[sdiy] cloning, copying, copyrights

Richard Wentk richard at skydancer.com
Tue Jul 29 13:09:38 CEST 2008


On 29 Jul 2008, at 11:20, Tom Wiltshire wrote:

> That was my understanding of the situation too. You can only  
> copyright a PCB artwork or a schematic, so the sharing of original  
> schematics (although widespread) isn't legal, but the cloning of a  
> circuit by redrawing the schematic and making a new board design is  
> fine.

This assumes the circuit includes no patented elements, which is a  
risky proposition, because many circuits do.

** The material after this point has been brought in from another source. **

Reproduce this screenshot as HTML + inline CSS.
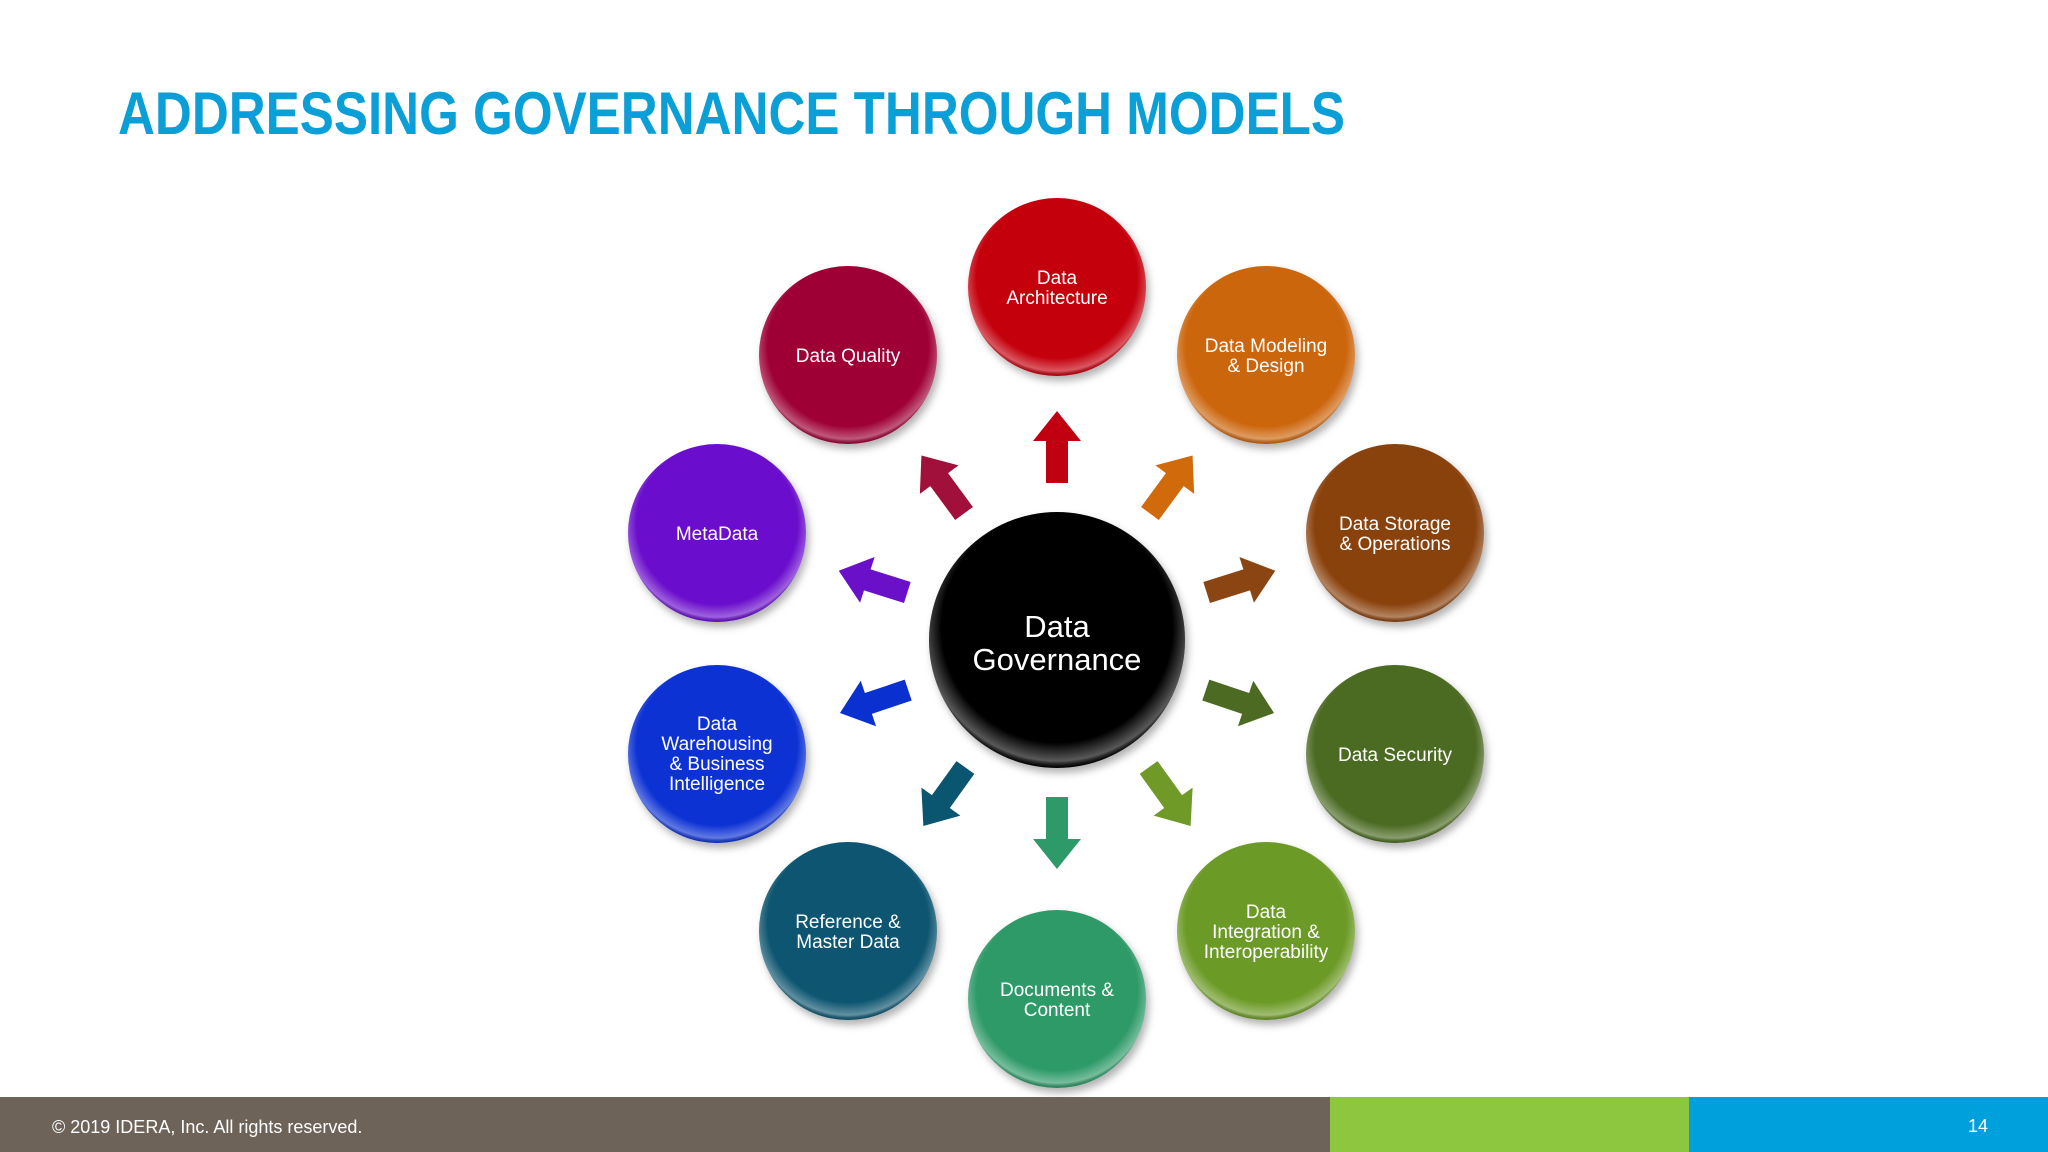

But I think in practice it rarely matters. The hobby vintage market  
is tiny and not very interesting to the big manufacturers. ARP, Moog  
and Sequential are long gone as legal entities, and - unless anyone  
knows different - there are no remaining rights on those circuits,  
and no one likely or willing to prosecute for their use.

If Korg, Roland et al cared about use of (e.g.) the MS-20 or TB303  
filter topology, they'd have prosecuted by now. The fact that they  
haven't suggests that either they don't know about the hobby market  
or they don't care.

If I started making reasonable runs of a direct VCS3 clone the  
remains of EMS would complain. But the costs vs the benefits mean  
that older circuits aren't worth producing in production quantities  
unless you're going for the very high end collector/hobbyist/ 
professional market and charging accordingly. (E.g. Club of the Knobs  
Moog modular clones.)

> It would certainly be polite (but not legally required) to give  
> credit were it is due. Presenting someone else's work as your own  
> is a damn dirty trick in pretty much everyone's head!

Behringer do it all the time.

Sometimes they get sued. Sometimes they don't.